Does the use of high-flow nasal oxygen (HFNO) improve clinical outcomes in hospitalized patients with COVD-19 pneumonia and mild hypoxemia compared to conventional oxygen therapy (COT) in terms of preventing escalation of respiratory support?
How did they do it?
A multicenter, randomized, parallel-group, open-label trial at 27 centres in 6 countries (Italy, Greece, Spain, Portugal, Poland, Turkey).
362 patients with COVID-19 pneumonia and peripheral oxygen saturation (SpO2) ≤92% who required oxygen therapy or arterial partial pressure of oxygen to fraction of inspired oxygen (PaO2/FiO2) ratio 200-300 were randomized to receive HFNO (181 patients) or COT (181patients).

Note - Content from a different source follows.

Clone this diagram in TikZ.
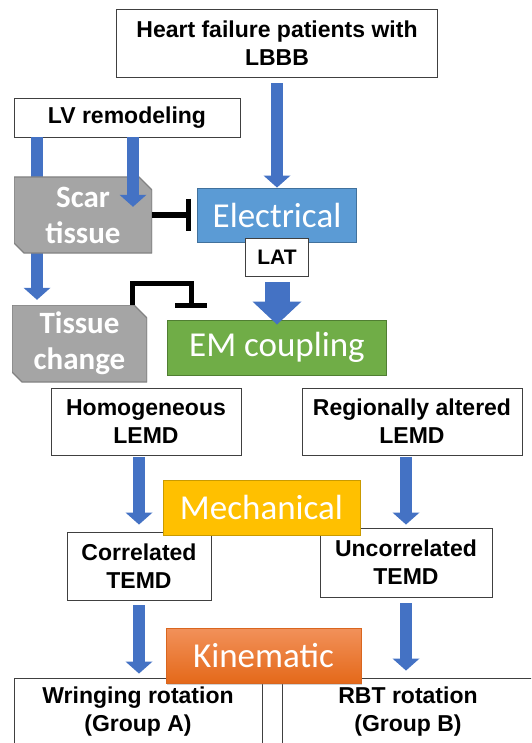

The primary outcome was the rate of escalation of respiratory support (ie, continuous positive airway pressure, non-invasive ventilation or invasive mechanical ventilation) within 28 days.
Secondary outcomes included clinical recovery (SpO2 ≥96% with fractional inspired oxygen (FiO2) ≤30% or partial pressure of arterial carbon dioxide/FiO2 ratio >300 mm Hg).
What did they find?
There was no significant difference in the rate of escalation of respiratory support between the HFNO group and the COT group (30.3% vs. 38.6%, p=0.09).
There was no significant difference between the HFNO group and the COT group in clinical recovery (69.1% vs 60.8%), intensive care unit admission (7.7% vs 11.0%), and hospital length of stay (11 vs, 11) days.
Are there any limitations?
Not blinded and the subjectivity in clinical judgment cannot be excluded (physician may consider HFNO a form of advanced support and may not have escalated support).
The study is underpowered as the event rate was lower than expected (40% vs 55%).
What does it mean?
The use of HFNO did not significantly reduce the likelihood of escalation of respiratory support in patients with COVID-19 pneumonia and mild hypoxaemia. However the study is underpowered and clinically meaningful benefit from HFNO in this patient population could not be definitely ruled out.